18 de abril de 2006

As minhas letras com vida

As minhas letras com vida. Nunca pensei que as minhas letras servissem para algo mais que espelhos para me olhar. Não vejo nelas qualquer utilidade que não seja fechar a minha Pandora (a tal da caixa...), cerrá-la bem dentro - se bem que estas letras são transparentes, deixam ver o que se esconde por detrás. Mesmo assim, foi com espanto que me pediram se as minhas letras podiam ser o início de qualquer coisa, um motivo para criar um objecto; neste caso, um percurso de teatro.
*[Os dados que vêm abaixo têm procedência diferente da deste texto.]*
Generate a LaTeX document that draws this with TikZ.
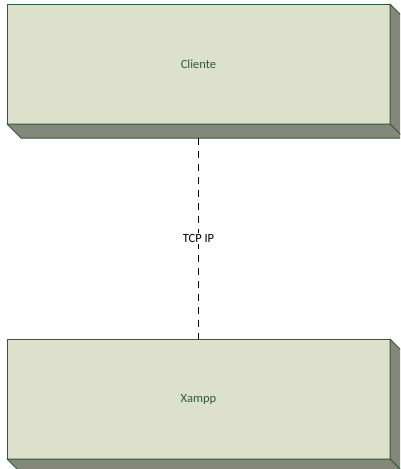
\documentclass[tikz,border=0pt]{standalone}
\usepackage{fontspec}
\setmainfont{Carlito}
\usetikzlibrary{positioning}
\definecolor{nodefill}{HTML}{DDE0CA}
\definecolor{nodeside}{HTML}{85877A}
\definecolor{nodeline}{HTML}{2F5B3C}
\definecolor{nodetext}{HTML}{2F5B3C}

\begin{document}
\begin{tikzpicture}[x=1pt, y=1pt,
    deploy/.style={draw=nodeline, line width=1pt, fill=nodefill, text=nodetext, minimum width=383pt, minimum height=120pt, inner sep=0pt, outer sep=0pt, font=\fontsize{12.5}{15}\selectfont},
    depth/.style={draw=nodeline, line width=1pt, fill=nodeside, line join=round}]
    \useasboundingbox (0,0) rectangle (400,-469);
    \clip (0,0) rectangle (400,-469);

    % Cliente
    \node[deploy] (cliente) at (198.5,-64) {Cliente};
    \filldraw[depth] (cliente.north east) -- ++(14,-14) -- ++(0,-120) -- (cliente.south east) -- cycle;
    \filldraw[depth] (cliente.south west) -- ++(14,-14) -- ++(383,0) -- (cliente.south east) -- cycle;
    \coordinate (cliente-base) at ([yshift=-14pt]cliente.south);

    % Xampp
    \node[deploy, below=215pt of cliente] (xampp) {Xampp};
    \filldraw[depth] (xampp.north east) -- ++(14,-14) -- ++(0,-120) -- (xampp.south east) -- cycle;
    \filldraw[depth] (xampp.south west) -- ++(14,-14) -- ++(383,0) -- (xampp.south east) -- cycle;

    % Link
    \draw[line width=1pt, dash pattern=on 7pt off 6pt] (cliente-base) -- node[fill=white, inner sep=1.5pt, font=\fontsize{12.5}{15}\selectfont] {TCP IP} (xampp.north);
\end{tikzpicture}
\end{document}
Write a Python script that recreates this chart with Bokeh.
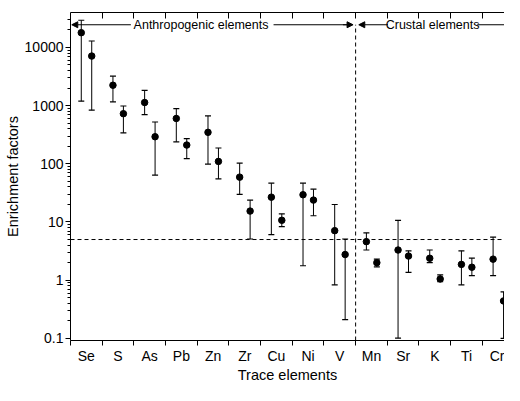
import numpy as np
from bokeh.plotting import figure
from bokeh.models import (ColumnDataSource, Whisker, TeeHead, Span, Arrow,
                          NormalHead, Label, LinearAxis, FixedTicker, LogTicker,
                          CustomJSTickFormatter, Range1d)
from bokeh.embed import file_html
from bokeh.resources import INLINE

# ---------------- data ----------------
elements = ["Se", "S", "As", "Pb", "Zn", "Zr", "Cu", "Ni", "V",
            "Mn", "Sr", "K", "Ti", "Cr"]
n_anthro = 9          # first 9 elements are anthropogenic
threshold = 5

a_mean = [17900, 2240, 1130, 601, 347, 59, 26.7, 29.4, 7.1, 4.6, 3.3, 2.38, 1.87, 2.3]
a_upper = [29300, 3200, 1830, 889, 664, 103, 46.5, 46.5, 20, 6.5, 10.7, 3.3, 3.2, 5.5]
a_lower = [1190, 1160, 700, 238, 99, 29.9, 6.05, 1.77, 0.83, 3.3, 0.101, 2.0, 0.83, 1.2]

b_mean = [7100, 726, 292, 210, 110, 15.4, 10.7, 23.8, 2.76, 2.0, 2.6, 1.05, 1.67, 0.44]
b_upper = [12900, 985, 523, 270, 187, 23.8, 13.8, 36.6, 5.1, 2.3, 3.2, 1.23, 2.4, 0.63]
b_lower = [834, 340, 64, 123, 55, 5.1, 8.3, 12.8, 0.21, 1.7, 1.36, 0.94, 1.2, 0.1]

# ---------------- layout constants ----------------
FONT = "Liberation Sans"
n = len(elements)
x_lo, x_hi = 0, 13.7
y_lo, y_hi = 0.092, 39800
ann_y = 24500
off_a, off_b = -0.16, 0.17

idx = np.arange(n)
src_a = ColumnDataSource(dict(x=idx + 0.5 + off_a, mean=a_mean, upper=a_upper, lower=a_lower))
src_b = ColumnDataSource(dict(x=idx + 0.5 + off_b, mean=b_mean, upper=b_upper, lower=b_lower))

p = figure(width=504, height=385, y_axis_type="log",
           x_range=Range1d(x_lo, x_hi), y_range=Range1d(y_lo, y_hi),
           output_backend="svg", toolbar_location=None,
           min_border_left=70, min_border_right=0, min_border_top=12,
           min_border_bottom=30)
p.outline_line_color = None
p.grid.visible = False
p.background_fill_color = "white"

# bottom axis: labels at centres, ticks at boundaries
xa = p.xaxis[0]
xa.ticker = FixedTicker(ticks=list(idx + 0.5), minor_ticks=list(range(n + 1)))
xa.formatter = CustomJSTickFormatter(args=dict(names=elements),
                                     code="return names[Math.floor(tick)] || '';")
xa.major_tick_line_color = None
xa.major_tick_out = 0
xa.major_tick_in = 0
xa.minor_tick_in = 0
xa.minor_tick_out = 5
xa.minor_tick_line_color = "black"
xa.major_label_standoff = 2
xa.major_label_text_font = FONT
xa.major_label_text_font_size = "14px"
xa.major_label_text_color = "black"
xa.axis_label = "Trace elements"
xa.axis_label_text_font = FONT
xa.axis_label_text_font_size = "14.5px"
xa.axis_label_text_font_style = "normal"
xa.axis_label_text_color = "black"
xa.axis_label_standoff = 0
xa.axis_line_color = "black"

# top axis: inward ticks, no labels
top = LinearAxis(ticker=FixedTicker(ticks=list(range(1, n)), minor_ticks=[]),
                 formatter=CustomJSTickFormatter(code="return '';"),
                 major_tick_in=6, major_tick_out=0, major_label_standoff=0,
                 major_label_text_font_size="1px",
                 axis_line_color="black", major_tick_line_color="black")
p.add_layout(top, "above")

# left axis
ya = p.yaxis[0]
ya.ticker = LogTicker(num_minor_ticks=10)
ya.formatter = CustomJSTickFormatter(code="return Number(tick.toPrecision(6)).toString();")
ya.major_tick_out = 5
ya.major_tick_in = 0
ya.minor_tick_out = 3
ya.minor_tick_in = 0
ya.major_label_standoff = 2
ya.major_label_text_font = FONT
ya.major_label_text_font_size = "14px"
ya.major_label_text_color = "black"
ya.axis_label = "Enrichment factors"
ya.axis_label_text_font = FONT
ya.axis_label_text_font_size = "14.5px"
ya.axis_label_text_font_style = "normal"
ya.axis_label_text_color = "black"
ya.axis_label_standoff = 1
ya.axis_line_color = "black"

# threshold & divider
p.add_layout(Span(location=threshold, dimension="width", line_color="black",
                  line_width=1, line_dash="4 3"))
p.segment(x0=[n_anthro], y0=[y_lo], x1=[n_anthro], y1=[ann_y],
          line_color="black", line_width=1, line_dash="4 3")

# error bars and points
for src in (src_a, src_b):
    w = Whisker(base="x", upper="upper", lower="lower", source=src,
                line_color="black", line_width=1,
                upper_head=TeeHead(size=6, line_color="black", line_width=1.2),
                lower_head=TeeHead(size=6, line_color="black", line_width=1.2))
    p.add_layout(w)
    p.scatter("x", "mean", source=src, size=6.5, color="black")

# group annotations
head = dict(size=6, fill_color="black", line_color="black")
p.add_layout(Arrow(end=NormalHead(**head), x_start=1.905, y_start=ann_y,
                   x_end=0.04, y_end=ann_y, line_color="black", line_width=1))
p.segment(x0=[6.41], y0=[ann_y], x1=[8.75], y1=[ann_y], line_color="black", line_width=1)
p.add_layout(Arrow(end=NormalHead(**head), x_start=8.6, y_start=ann_y,
                   x_end=8.92, y_end=ann_y, line_color="black", line_width=1))
p.add_layout(Arrow(end=NormalHead(**head), x_start=10.02, y_start=ann_y,
                   x_end=9.1, y_end=ann_y, line_color="black", line_width=1))
p.segment(x0=[12.84], y0=[ann_y], x1=[x_hi], y1=[ann_y], line_color="black", line_width=1)

p.add_layout(Label(x=4.12, y=ann_y, text="Anthropogenic elements", text_align="center",
                   text_baseline="middle", text_font=FONT, text_font_size="12.5px",
                   text_color="black"))
p.add_layout(Label(x=11.43, y=ann_y, text="Crustal elements", text_align="center",
                   text_baseline="middle", text_font=FONT, text_font_size="12.5px",
                   text_color="black"))

open("out.html", "w").write(file_html(p, INLINE))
Mas porquê as minhas palavras? Que têm elas para serem princípio de qualquer coisa maior? E logo teatro, movimento - acção. Logo eu que amo contemplar o nascer e pôr do sol, sempre do telhado do mesmo prédio. Logo eu que amo a quietude da noite, o silêncio sepulcral das vidas vividas na penumbra dos candeeiros. Fiquei mais descansado quando me disseram que elas não seriam, de modo algum, respeitadas. Ao invés, seriam esventradas, trocadas, cortadas e recoladas num caos organizado. Aceitei. Se as minhas palavras interessam, pois usem-nas - foi o que disse.

Devo dizer que me senti lisongeado. Alguém aceitar a minha cidade é alguém aceitar-me a mim. E, como qualquer anjo caído, necessito de aceitação - mesmo que não o admita. Também gostei de saber que as minhas letras seriam usurpadas por jovens anjos, ainda de asas vigorosas e de olhos rente ao sol. O seu vôo passou a ser, de certo modo, o meu vôo.

E, por isso, a estes anjos de penas brilhantes digo: Que a minha cidade seja o início da construção da vossa. Não a tomem como certa, como verdadeira! Duvidem dela, como eu duvidei das cidades que me foram apresentadas. Risquem as letras que vos "ofereci" e substituam-nas pelas vossas. Que aquele rio na margem do qual se sentaram, seja o leito do vosso vôo. E que as fotografias da vossa noite tenham a alma das viagens e das multidões que ainda vão conhecer.

Obrigado por terem aceite fazer esta viagem...

R.

2 comentários:

Anónimo disse...

"As minhas letras com vida. Nunca pensei que as minhas letras servissem para algo mais que espelhos para me olhar." :) Porque as palavras são conchas, receptáculos de sentido, beijos na alma e no coração. Gostei do teu blog e dos teus textos :)

angel_of _dust disse...

Obrigado Selene... até um anjo gosta de elogios :) E continua por aqui, espero não te desiludir.

Concordo contigo, as palavras são "apenas" conchas, teremos de ser nós a dar-lhes sentido. Talvez nessa busca, achemos sentido para os nosso projectos... quem sabe?